Se quedó impactado al recibir el llamamiento para cumplir una misión en los Estados Unidos. No sabía nada del estado en el cual prestaría servicio, aparte de que estaría en su propio país y hablando en inglés, en lugar del otro idioma que había aprendido y, como dijo: “Las personas con las cuales trabajaría serían académicamente incompetentes”. Continúa diciendo: “Estuve a punto de rechazar el llamamiento, pensando que me sentiría más útil anotándome en el Cuerpo de Paz o algo por el estilo”.

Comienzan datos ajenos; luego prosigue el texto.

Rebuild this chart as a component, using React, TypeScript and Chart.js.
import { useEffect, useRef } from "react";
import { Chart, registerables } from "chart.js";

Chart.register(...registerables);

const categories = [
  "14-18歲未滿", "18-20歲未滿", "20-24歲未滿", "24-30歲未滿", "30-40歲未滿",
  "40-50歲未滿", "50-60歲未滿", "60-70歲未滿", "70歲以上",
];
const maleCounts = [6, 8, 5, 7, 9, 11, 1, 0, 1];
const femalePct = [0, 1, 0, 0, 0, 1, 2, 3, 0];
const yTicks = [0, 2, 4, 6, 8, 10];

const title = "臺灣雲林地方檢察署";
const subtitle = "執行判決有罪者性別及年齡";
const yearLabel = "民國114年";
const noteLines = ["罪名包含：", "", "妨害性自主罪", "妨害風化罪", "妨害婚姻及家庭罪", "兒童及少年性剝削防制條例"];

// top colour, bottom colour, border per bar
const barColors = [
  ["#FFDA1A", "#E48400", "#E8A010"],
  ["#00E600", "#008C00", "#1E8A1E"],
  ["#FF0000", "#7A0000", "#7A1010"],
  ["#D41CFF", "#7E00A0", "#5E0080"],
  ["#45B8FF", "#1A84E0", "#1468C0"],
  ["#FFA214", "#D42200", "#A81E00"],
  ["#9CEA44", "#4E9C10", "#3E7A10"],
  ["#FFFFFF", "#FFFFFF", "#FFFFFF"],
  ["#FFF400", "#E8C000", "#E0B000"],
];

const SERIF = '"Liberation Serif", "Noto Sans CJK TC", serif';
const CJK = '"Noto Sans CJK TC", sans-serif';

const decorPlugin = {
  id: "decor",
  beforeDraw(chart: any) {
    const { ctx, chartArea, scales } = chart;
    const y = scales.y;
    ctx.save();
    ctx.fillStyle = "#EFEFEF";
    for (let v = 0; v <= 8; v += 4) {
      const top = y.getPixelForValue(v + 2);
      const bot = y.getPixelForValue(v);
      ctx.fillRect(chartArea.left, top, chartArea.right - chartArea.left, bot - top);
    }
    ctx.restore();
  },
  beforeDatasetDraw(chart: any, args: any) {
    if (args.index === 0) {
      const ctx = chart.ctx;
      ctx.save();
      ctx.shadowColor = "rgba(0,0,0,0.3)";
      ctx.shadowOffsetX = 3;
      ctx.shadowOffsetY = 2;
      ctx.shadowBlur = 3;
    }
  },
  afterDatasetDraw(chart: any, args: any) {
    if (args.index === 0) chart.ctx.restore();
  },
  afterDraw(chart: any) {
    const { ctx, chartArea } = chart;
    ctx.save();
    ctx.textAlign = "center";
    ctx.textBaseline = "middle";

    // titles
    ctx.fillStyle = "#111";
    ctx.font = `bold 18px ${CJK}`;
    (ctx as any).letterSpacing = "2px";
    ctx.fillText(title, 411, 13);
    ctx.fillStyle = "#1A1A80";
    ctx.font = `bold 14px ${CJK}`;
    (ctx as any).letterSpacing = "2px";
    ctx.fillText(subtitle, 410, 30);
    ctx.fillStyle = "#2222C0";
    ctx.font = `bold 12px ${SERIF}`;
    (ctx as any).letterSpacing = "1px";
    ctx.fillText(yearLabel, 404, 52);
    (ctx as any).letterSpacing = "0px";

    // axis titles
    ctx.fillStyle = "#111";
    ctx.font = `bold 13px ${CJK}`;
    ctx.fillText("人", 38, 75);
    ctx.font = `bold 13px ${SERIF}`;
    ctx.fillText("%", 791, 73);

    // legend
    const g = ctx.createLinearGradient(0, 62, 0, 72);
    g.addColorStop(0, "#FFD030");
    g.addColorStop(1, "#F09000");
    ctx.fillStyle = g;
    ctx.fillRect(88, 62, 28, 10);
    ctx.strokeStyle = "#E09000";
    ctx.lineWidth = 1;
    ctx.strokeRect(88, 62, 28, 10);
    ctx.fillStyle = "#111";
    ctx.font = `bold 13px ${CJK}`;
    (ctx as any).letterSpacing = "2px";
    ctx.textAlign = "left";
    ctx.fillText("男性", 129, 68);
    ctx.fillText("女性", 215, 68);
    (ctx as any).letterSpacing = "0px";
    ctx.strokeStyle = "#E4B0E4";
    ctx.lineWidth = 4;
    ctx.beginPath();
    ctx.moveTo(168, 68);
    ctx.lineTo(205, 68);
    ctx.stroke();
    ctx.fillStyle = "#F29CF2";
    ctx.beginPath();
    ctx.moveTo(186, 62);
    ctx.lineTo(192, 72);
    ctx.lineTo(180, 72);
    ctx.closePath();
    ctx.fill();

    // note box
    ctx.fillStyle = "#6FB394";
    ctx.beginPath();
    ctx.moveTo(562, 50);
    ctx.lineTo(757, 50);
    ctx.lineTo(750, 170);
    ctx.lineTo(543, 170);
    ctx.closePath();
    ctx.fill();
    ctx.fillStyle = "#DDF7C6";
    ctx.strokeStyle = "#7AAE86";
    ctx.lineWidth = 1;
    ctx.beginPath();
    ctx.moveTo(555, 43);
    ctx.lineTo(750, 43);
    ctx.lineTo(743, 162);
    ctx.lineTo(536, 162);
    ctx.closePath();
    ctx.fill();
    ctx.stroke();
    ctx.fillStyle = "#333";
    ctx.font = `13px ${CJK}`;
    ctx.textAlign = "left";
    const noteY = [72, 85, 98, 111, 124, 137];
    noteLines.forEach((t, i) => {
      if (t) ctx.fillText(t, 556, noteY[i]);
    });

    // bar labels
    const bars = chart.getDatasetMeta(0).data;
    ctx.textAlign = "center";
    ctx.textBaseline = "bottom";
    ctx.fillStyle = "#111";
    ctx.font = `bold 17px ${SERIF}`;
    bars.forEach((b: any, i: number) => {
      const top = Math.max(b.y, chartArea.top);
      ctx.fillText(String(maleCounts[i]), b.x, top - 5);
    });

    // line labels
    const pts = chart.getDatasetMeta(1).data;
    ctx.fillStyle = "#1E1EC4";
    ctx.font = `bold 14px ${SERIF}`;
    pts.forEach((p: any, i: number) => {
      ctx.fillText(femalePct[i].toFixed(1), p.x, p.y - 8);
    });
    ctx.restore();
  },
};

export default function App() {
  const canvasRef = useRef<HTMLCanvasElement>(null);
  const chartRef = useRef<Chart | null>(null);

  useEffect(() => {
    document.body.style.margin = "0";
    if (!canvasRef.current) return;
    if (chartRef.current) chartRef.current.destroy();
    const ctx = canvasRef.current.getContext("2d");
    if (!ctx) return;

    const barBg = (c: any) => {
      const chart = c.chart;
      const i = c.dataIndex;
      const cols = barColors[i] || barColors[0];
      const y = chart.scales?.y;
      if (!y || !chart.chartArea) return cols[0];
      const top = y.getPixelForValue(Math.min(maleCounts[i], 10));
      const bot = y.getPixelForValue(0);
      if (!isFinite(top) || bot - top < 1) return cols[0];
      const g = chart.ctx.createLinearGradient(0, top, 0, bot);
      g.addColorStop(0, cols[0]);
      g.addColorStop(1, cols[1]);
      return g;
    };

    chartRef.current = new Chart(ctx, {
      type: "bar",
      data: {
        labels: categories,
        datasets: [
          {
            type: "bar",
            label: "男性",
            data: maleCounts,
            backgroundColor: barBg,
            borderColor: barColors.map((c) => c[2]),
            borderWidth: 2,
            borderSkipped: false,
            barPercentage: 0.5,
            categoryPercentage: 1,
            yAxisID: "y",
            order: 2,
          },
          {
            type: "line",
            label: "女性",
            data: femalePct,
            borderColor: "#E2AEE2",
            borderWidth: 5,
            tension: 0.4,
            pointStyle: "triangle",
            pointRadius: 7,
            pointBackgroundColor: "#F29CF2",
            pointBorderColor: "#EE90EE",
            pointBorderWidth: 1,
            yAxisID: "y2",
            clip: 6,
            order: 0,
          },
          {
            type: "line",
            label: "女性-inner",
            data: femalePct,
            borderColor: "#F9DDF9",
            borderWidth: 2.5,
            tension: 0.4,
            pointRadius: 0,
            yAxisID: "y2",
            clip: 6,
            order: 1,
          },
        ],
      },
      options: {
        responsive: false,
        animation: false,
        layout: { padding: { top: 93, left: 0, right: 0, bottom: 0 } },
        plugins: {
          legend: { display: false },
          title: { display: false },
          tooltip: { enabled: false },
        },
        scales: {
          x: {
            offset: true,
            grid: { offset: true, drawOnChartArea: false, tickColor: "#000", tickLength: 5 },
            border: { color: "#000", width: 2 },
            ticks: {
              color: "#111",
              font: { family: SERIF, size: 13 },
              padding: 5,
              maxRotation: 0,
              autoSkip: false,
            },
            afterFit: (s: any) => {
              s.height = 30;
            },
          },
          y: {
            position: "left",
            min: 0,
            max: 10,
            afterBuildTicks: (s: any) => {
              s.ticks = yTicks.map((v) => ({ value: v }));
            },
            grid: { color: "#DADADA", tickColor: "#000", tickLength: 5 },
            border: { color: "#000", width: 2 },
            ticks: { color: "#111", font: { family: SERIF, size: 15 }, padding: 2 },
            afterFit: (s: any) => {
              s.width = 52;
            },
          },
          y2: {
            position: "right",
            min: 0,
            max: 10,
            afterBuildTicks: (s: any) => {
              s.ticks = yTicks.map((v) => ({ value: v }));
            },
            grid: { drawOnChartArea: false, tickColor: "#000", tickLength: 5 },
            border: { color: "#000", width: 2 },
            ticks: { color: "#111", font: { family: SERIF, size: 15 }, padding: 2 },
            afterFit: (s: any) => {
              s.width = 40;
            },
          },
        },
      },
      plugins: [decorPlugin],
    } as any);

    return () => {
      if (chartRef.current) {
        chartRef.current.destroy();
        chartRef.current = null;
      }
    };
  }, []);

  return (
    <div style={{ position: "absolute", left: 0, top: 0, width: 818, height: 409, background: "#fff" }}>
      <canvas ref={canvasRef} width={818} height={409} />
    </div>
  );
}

Felizmente, aquel joven orgulloso encontró el valor y la fe para aceptar el llamamiento y seguir la guía y los consejos del buen presidente de misión. Entonces comenzó el milagro de su progreso espiritual. Él lo describe así:
“Al empezar mi servicio entre la gente ignorante de [aquel estado], luché denodadamente durante varios meses; pero la dulce influencia del Espíritu comenzó gradualmente a derrumbar las paredes de orgullo e incredulidad que rodeaban estrechamente mi alma. Y empezó el milagro de mi conversión a Cristo; el sentido de la realidad de Dios y de la fraternidad eterna del hombre se hizo cada vez más fuerte en mi turbada mente”.
Él reconoció que no le había sido fácil, pero que con la influencia del excelente presidente de la misión y con el amor creciente que fue sintiendo hacia la gente a la cual servía, el cambio se hizo posible y tuvo lugar.

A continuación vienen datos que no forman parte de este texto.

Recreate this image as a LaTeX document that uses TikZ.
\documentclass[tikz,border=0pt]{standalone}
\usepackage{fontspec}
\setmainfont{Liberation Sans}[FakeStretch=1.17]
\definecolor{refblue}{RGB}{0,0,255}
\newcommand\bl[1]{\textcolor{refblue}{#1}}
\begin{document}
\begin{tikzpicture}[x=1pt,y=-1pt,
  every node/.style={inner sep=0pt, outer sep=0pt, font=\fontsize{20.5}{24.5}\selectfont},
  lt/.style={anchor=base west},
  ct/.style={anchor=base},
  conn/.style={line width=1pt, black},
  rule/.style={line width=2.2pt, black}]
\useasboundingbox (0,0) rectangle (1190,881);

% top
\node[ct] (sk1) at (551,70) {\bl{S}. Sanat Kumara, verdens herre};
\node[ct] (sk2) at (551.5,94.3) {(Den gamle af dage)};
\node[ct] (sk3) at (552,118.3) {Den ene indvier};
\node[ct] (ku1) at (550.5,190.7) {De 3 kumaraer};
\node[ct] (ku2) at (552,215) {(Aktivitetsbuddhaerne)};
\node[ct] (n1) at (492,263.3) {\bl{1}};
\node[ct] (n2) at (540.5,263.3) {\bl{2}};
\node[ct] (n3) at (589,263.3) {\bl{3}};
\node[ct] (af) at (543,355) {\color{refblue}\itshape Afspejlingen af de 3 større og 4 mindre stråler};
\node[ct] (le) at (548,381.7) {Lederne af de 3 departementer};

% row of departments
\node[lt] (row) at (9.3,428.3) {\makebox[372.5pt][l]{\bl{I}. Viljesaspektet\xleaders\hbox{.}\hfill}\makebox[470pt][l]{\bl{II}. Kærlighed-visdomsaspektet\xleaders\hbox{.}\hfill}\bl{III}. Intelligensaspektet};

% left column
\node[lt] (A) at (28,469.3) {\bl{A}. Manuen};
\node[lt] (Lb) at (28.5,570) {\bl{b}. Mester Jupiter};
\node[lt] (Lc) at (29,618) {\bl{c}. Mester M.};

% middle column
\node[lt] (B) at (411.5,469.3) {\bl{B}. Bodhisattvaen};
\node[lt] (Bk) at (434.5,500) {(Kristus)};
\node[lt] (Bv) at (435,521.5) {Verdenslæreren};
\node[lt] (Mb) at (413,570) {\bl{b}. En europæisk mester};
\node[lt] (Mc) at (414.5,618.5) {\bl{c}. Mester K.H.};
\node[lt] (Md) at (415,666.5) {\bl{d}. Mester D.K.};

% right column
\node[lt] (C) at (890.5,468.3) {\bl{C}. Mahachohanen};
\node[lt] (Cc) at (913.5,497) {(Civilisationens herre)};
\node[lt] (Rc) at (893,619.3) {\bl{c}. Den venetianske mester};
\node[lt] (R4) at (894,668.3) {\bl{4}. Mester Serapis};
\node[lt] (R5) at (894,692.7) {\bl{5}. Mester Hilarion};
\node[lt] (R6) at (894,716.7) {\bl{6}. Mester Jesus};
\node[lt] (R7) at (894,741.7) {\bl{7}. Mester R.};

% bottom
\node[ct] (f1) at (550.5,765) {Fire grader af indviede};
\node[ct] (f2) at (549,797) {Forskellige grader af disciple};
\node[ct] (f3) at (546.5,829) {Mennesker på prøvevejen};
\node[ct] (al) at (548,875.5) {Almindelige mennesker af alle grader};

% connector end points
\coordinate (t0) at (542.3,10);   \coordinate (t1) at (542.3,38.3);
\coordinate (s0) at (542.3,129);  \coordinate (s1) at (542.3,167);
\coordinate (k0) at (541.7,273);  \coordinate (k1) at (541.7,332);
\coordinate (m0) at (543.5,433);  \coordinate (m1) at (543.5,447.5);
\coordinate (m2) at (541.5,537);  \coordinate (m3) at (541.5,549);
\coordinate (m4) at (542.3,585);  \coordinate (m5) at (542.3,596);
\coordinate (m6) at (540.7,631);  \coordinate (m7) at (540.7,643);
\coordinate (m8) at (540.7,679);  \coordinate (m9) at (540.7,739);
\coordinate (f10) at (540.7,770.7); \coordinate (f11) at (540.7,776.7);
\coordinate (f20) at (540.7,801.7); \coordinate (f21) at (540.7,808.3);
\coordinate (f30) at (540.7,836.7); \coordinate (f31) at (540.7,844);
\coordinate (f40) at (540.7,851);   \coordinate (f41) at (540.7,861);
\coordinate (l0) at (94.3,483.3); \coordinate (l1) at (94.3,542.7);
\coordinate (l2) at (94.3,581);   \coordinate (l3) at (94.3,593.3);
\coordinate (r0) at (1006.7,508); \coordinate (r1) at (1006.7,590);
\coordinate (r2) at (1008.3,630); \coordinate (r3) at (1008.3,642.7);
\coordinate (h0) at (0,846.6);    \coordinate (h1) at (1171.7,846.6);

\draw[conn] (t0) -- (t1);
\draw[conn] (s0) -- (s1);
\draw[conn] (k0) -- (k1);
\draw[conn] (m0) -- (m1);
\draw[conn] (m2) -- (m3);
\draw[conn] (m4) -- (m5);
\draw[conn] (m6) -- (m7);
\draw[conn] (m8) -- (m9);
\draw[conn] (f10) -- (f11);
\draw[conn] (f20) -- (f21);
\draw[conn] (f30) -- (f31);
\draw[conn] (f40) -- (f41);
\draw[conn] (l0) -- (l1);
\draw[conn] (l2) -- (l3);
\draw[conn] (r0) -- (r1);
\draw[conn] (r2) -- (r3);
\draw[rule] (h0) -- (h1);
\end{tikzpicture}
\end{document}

“Mi deseo de amar y servir a esas personas que, en la escala más importante, eran por lo menos mis iguales y casi sin duda superiores a mí, se hizo cada vez más fuerte. Por primera vez en la vida, aprendí la humildad, aprendí lo que significa valorar a los demás sin tener en cuenta los detalles insignificantes de la vida. Empecé a sentir que el corazón se me henchía de amor por los espíritus que vinieron conmigo a esta tierra” (carta a las Autoridades Generales, febrero de 1994).

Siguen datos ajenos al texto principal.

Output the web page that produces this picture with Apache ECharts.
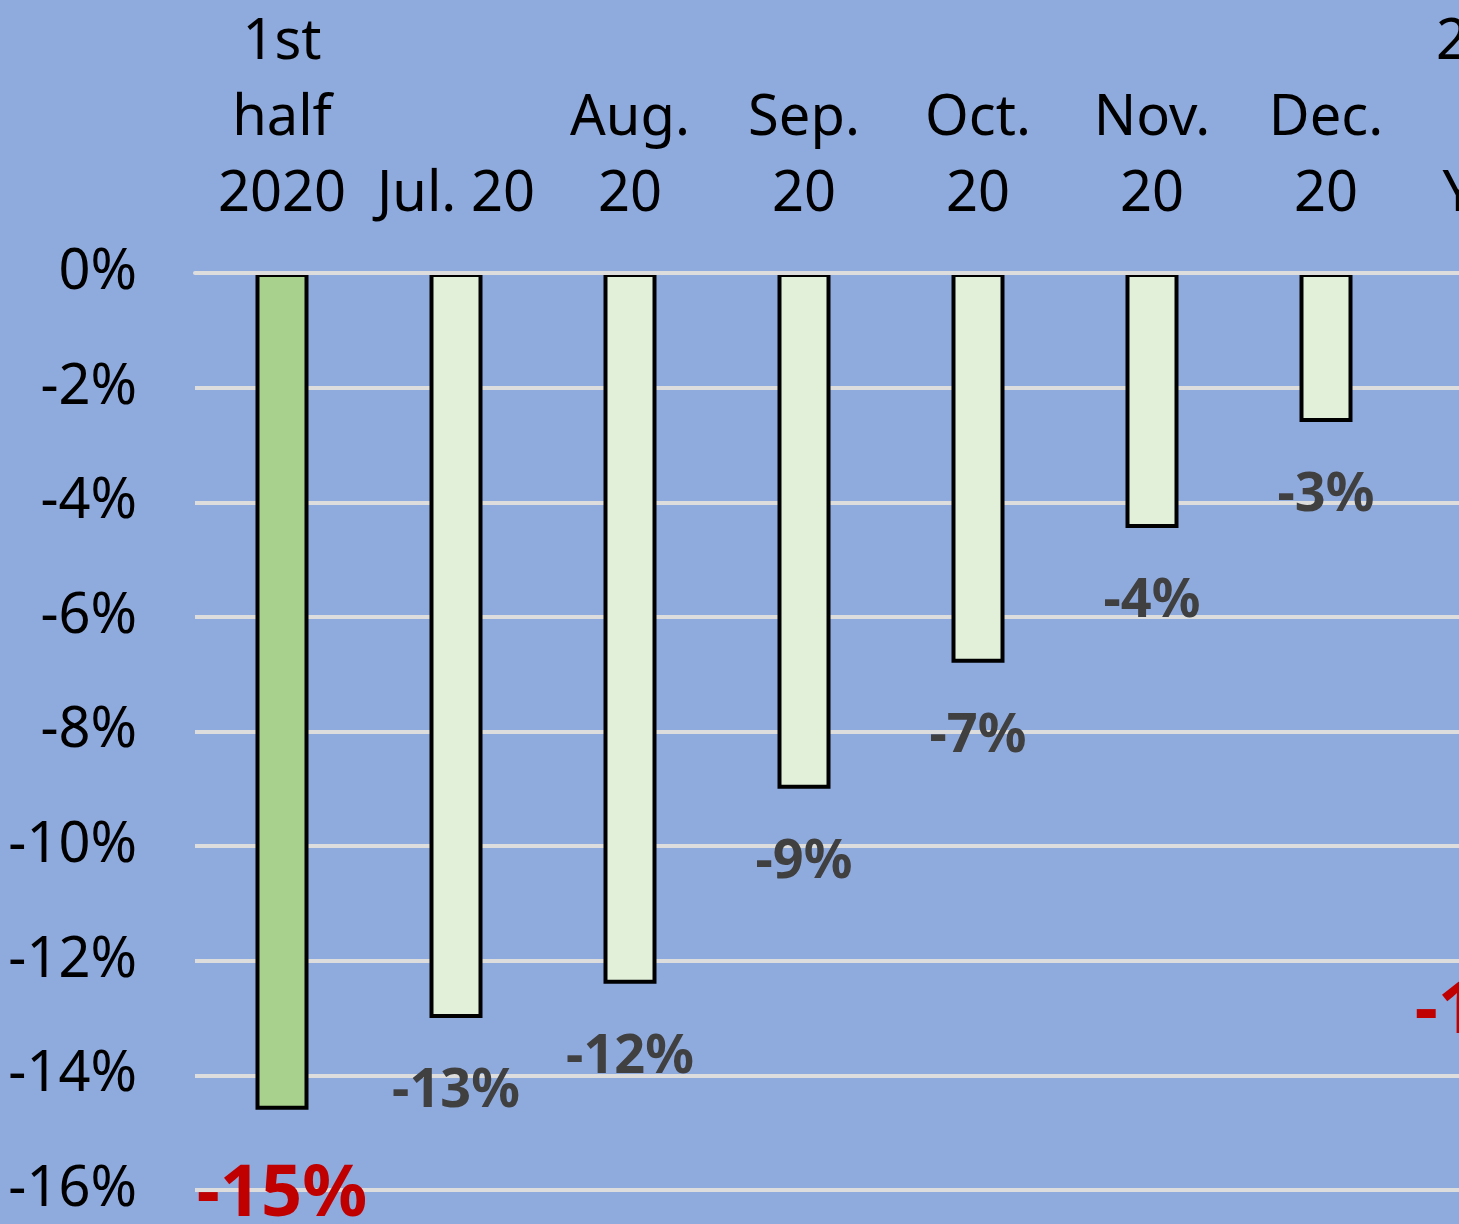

Tal es el milagro del servicio. Como lo dijo la poetisa:
Mas si Él me llama a sendas
que yo nunca caminé,
confiando en Él le diré:
Señor, adonde me mandes iré.
(Himnos, N° 175.)
Testifico de Jesucristo, que nos llama a Su camino y a Su servicio, y ruego que tengamos la fe y la dedicación de seguirlo y las fuerzas para ser lo que Él quiere que seamos, en el nombre de Jesucristo. Amén.